Am Morgen starten wir zur letzten Etappe von Lluc zu unserem Zielort Pollença. Nachdem wir den 686 m hohen Coll Pelat überquert haben, führt der Weg noch einmal auf und ab durch den Steineichenwald zum ehemaligen Landgut Possesio Binifaldó. Das heutige Bildungszentrum wurde 1897 aus kirchlichem Besitz verstaatlicht, wofür der verantwortliche Finanzminister exkommuniziert wurde. Nach einer Pause an der Quelle Font de Muntanya folgen wir einem Flüsschen durch die
heiße Ebene mit schönen Gärten und erreichen am Ortsrand von Pollença das Refugi Pont Roma. In dem Ort mit schönen alten Häusern gibt es viele einladende Restaurants, sodass uns die Wahl schwer fällt.

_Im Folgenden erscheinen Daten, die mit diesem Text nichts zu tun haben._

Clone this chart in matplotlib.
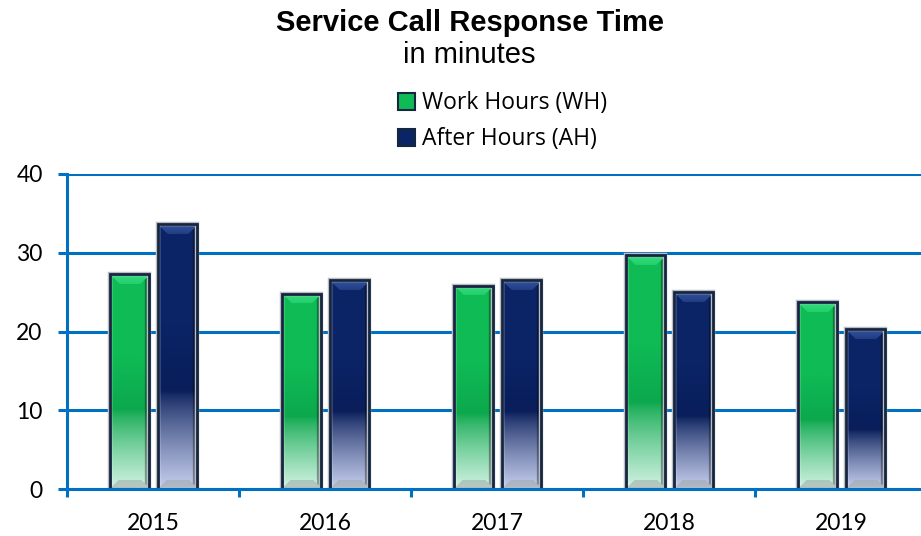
import numpy as np
import matplotlib.pyplot as plt
from matplotlib.patches import Patch, Rectangle

# chart data
years = ["2015", "2016", "2017", "2018", "2019"]
work_hours = [27.3, 24.8, 25.8, 29.7, 23.7]
after_hours = [33.6, 26.5, 26.5, 25.0, 20.3]

blue = "#0070c0"
edge = "#17263f"

# colours: (top face, main, dark, light bottom)
green_cols = ("#34e07e", "#0fbb55", "#0ca84d", "#d2f3e3")
navy_cols = ("#34539e", "#0b2466", "#091e5a", "#c6cfee")


def hexrgb(h):
    h = h.lstrip("#")
    return np.array([int(h[i:i + 2], 16) / 255 for i in (0, 2, 4)])


def bar_image(cols, wpx, hpx):
    top, main, dark, light = [hexrgb(c) for c in cols]
    nx, ny = max(int(wpx), 4), max(int(hpx), 4)
    r = np.arange(ny)[:, None]
    c = np.arange(nx)[None, :]
    f = 1 - (r + 0.5) / ny  # fraction from bottom
    # vertical gradient: base colour above 37 %, fading to light at the bottom
    t = np.clip((0.37 - f) / 0.37, 0, 1) ** 0.8
    s = np.clip((f - 0.37) / 0.25, 0, 1)
    body = main * s[..., None] + dark * (1 - s[..., None])
    img = body * (1 - t[..., None]) + light * t[..., None]
    img = np.broadcast_to(img, (ny, nx, 3)).copy()
    # bevel faces
    d = 10
    dl = c + 0 * r
    dr = nx - 1 - c + 0 * r
    dt = r + 0 * c
    db = ny - 1 - r + 0 * c
    m = np.minimum(np.minimum(dl, dr), np.minimum(dt, db))
    topf = (dt == m) & (dt < d)
    botf = (db == m) & (db < 9) & ~topf
    rightf = (dr == m) & (dr < 5) & ~topf & ~botf
    leftf = (dl == m) & (dl < 3) & ~topf & ~botf
    k = (dt / d)[..., None] * np.ones((1, 1, 3))
    grad_top = top * (1 - k * 0.5) + main * (k * 0.5)
    img[topf] = grad_top[topf]
    gray = np.array([0.62, 0.66, 0.66])
    img[botf] = img[botf] * 0.45 + gray * 0.55
    img[rightf] = img[rightf] * 0.65
    img[leftf] = np.clip(img[leftf] * 1.08, 0, 1)
    return img


fig = plt.figure(figsize=(9.21, 5.36), dpi=100)
ax = fig.add_axes([67 / 921, 1 - 489 / 536, 860 / 921, 315 / 536])

x = np.arange(len(years))
bw = 0.227
ax.set_xlim(-0.5, 4.5)
ax.set_ylim(0, 40)

px_x = 860 / 5
px_y = 315 / 40

for vals, off, cols in [(work_hours, -0.134, green_cols), (after_hours, 0.14, navy_cols)]:
    bars = ax.bar(x + off, vals, bw, color="none", edgecolor="none", zorder=2)
    for b in bars:
        x0, w, h = b.get_x(), b.get_width(), b.get_height()
        img = bar_image(cols, w * px_x, h * px_y)
        ax.imshow(img, extent=(x0, x0 + w, 0, h), aspect="auto",
                  interpolation="bilinear", zorder=2)
        ax.add_patch(Rectangle((x0, 0), w, h, facecolor="none",
                               edgecolor="#b8bcc4", linewidth=3.2, zorder=2.5))
        ax.add_patch(Rectangle((x0, 0), w, h, facecolor="none",
                               edgecolor=edge, linewidth=2.0, zorder=3))

ax.set_xlim(-0.5, 4.5)
ax.set_ylim(0, 40)

# grid and axes
ax.set_axisbelow(True)
ax.yaxis.grid(True, color=blue, linewidth=2.2)
for side in ["top", "right"]:
    ax.spines[side].set_visible(False)
for side in ["left", "bottom"]:
    ax.spines[side].set_color(blue)
    ax.spines[side].set_linewidth(2.2)
    ax.spines[side].set_zorder(4)

ax.set_yticks([0, 10, 20, 30, 40])
ax.tick_params(axis="y", colors=blue, length=6.5, width=2.2, pad=11,
               labelcolor="black", labelsize=16.5)
ax.set_xticks(np.arange(-0.5, 5, 1))
ax.set_xticklabels([])
ax.set_xticks(x, minor=True)
ax.set_xticklabels(years, minor=True)
ax.tick_params(axis="x", which="major", colors=blue, length=6, width=2.2)
ax.tick_params(axis="x", which="minor", length=0, pad=17, labelsize=16.5)
for lab in ax.get_xticklabels(minor=True) + ax.get_yticklabels():
    lab.set_family("Lato")

# titles
fig.text(0.51, 1 - 23 / 536, "Service Call Response Time", ha="center", va="center",
         fontsize=21, fontweight="bold", family="Liberation Sans")
fig.text(0.51, 1 - 55 / 536, "in minutes", ha="center", va="center",
         fontsize=21, family="Liberation Sans")

handles = [Patch(facecolor=green_cols[1], edgecolor=edge, linewidth=1.5),
           Patch(facecolor=navy_cols[1], edgecolor=edge, linewidth=1.5)]
fig.legend(handles, ["Work Hours (WH)", "After Hours (AH)"], loc="upper left",
           bbox_to_anchor=(387 / 921, 1 - 80 / 536), frameon=False, borderpad=0,
           handlelength=0.72, handleheight=0.72, handletextpad=0.3,
           labelspacing=0.52, prop={"family": "Open Sans", "size": 16.5})

fig.savefig("out.png", dpi=100)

Am nächsten Mittag steigen wir nach ausgiebigem Frühstück und dem Einkaufen einiger Mitbringsel in den Bus nach Palma de Mallorca, um mit vielen schönen Erinnerungen im Gepäck den Rückflug ins kalte, regnerische Düsseldorf anzutreten.

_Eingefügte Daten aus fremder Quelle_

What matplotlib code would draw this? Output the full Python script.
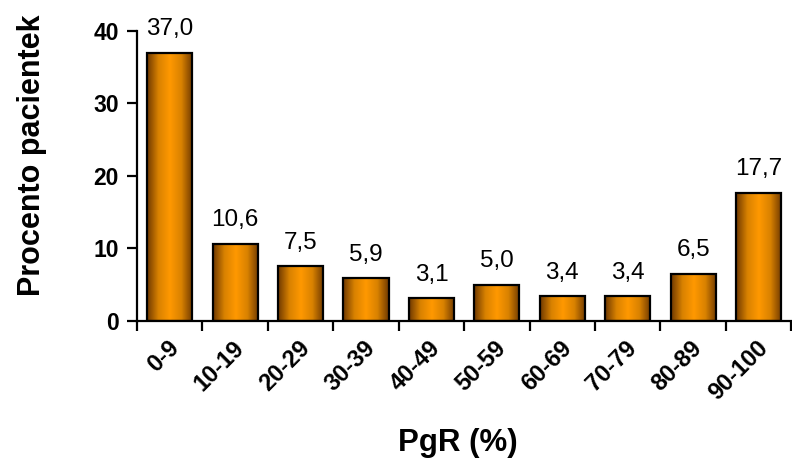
import numpy as np
import matplotlib.pyplot as plt
import matplotlib.transforms as mtransforms
from matplotlib.colors import LinearSegmentedColormap

categories = ['0-9', '10-19', '20-29', '30-39', '40-49', '50-59', '60-69', '70-79', '80-89', '90-100']
values = [37.0, 10.6, 7.5, 5.9, 3.1, 5.0, 3.4, 3.4, 6.5, 17.7]

plt.rcParams['font.family'] = ['Liberation Sans', 'DejaVu Sans']

fig = plt.figure(figsize=(7.92, 4.67), dpi=100)
ax = fig.add_axes([0.173, 0.313, 0.826, 0.621])

cmap = LinearSegmentedColormap.from_list('bar', ['#6e3800', '#d98200', '#ff9900', '#d98200', '#6e3800'])
grad = np.linspace(0, 1, 256).reshape(1, -1)
x = np.arange(len(categories))
width = 0.69

for xi, v in zip(x, values):
    ax.imshow(grad, cmap=cmap, aspect='auto', extent=(xi - width / 2, xi + width / 2, 0, v), zorder=2)
    ax.bar(xi, v, width=width, facecolor='none', edgecolor='black', linewidth=1.6, zorder=3)
    ax.annotate(f'{v:.1f}'.replace('.', ','), (xi, v), xytext=(0, 9), textcoords='offset points',
                ha='center', va='bottom', fontsize=17.5)

ax.set_xlim(-0.5, len(categories) - 0.5)
ax.set_ylim(0, 40)
ax.set_yticks([0, 10, 20, 30, 40])
ax.set_yticklabels(['0', '10', '20', '30', '40'], fontsize=16.5, fontweight='bold')

ax.set_xticks(x)
ax.set_xticklabels(categories, rotation=45, ha='right', va='center', rotation_mode='anchor',
                   fontsize=17, fontweight='bold')
ax.tick_params(axis='x', length=0, pad=17)
shift = mtransforms.ScaledTranslation(4 / 72, 0, fig.dpi_scale_trans)
for lbl in ax.get_xticklabels():
    lbl.set_transform(lbl.get_transform() + shift)
ax.set_xticks(np.arange(-0.5, len(categories)), minor=True)
ax.tick_params(axis='x', which='minor', direction='out', length=7, width=1.6)
ax.tick_params(axis='y', direction='out', length=7, width=1.6, pad=6)

for s in ['top', 'right']:
    ax.spines[s].set_visible(False)
for s in ['left', 'bottom']:
    ax.spines[s].set_linewidth(1.6)

ax.set_ylabel('Procento pacientek', fontsize=22, fontweight='bold')
ax.yaxis.set_label_coords(-0.137, 0.57)
ax.set_xlabel('PgR (%)', fontsize=22.5, fontweight='bold')
ax.xaxis.set_label_coords(0.49, -0.37)

fig.savefig('out.png', dpi=100)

Für Nachahmer dieser wunderbaren Streckenwanderung hier noch einige Tipps: Trotz der, im Vergleich zu den Alpen, geringen Meereshöhen, auf denen gewandert wird, sollte man den Weg nicht unterschätzen: Auf die Wanderer warten ca. 6600 hm auf 130 km Strecke. Einige lange Strecken mit 8 Std. Gehzeit, Hitze und manchmal wenig Schatten sowie steinige Wege, teils mit hohen Stufen sind zu bewältigen. Es sollte daher selbstverständlich sein, unbedingt genügend Wasser mitzunehmen, insbesondere, da nicht von Quellen zum Wiederauffüllen der Flaschen am Weg auszugehen ist. Die Orientierung kann auf manchen Teilstücken etwas schwierig sein, besonders bei schlechtem Wetter. Das auf den Refugis angebotene Abendessen ist einfach und günstig, aber ausreichend. Das Frühstück für unsere Essgewohnheiten wohl etwas „Marmelade-lastig“. Wer es herzhafter mag, kann aus dem Rucksack ergänzen. Der öffentliche Nahverkehr auf Mallorca ist (auch in der Tramuntana) hervorragend ausgebaut, so können Hin- und Rücktransport nach Palma durchgeführt und -bei Bedarf- anstrengende Teilstücke abgekürzt werden.
Nachahmern wünschen wir so viel Spaß auf dem GR 221, wie wir ihn hatten!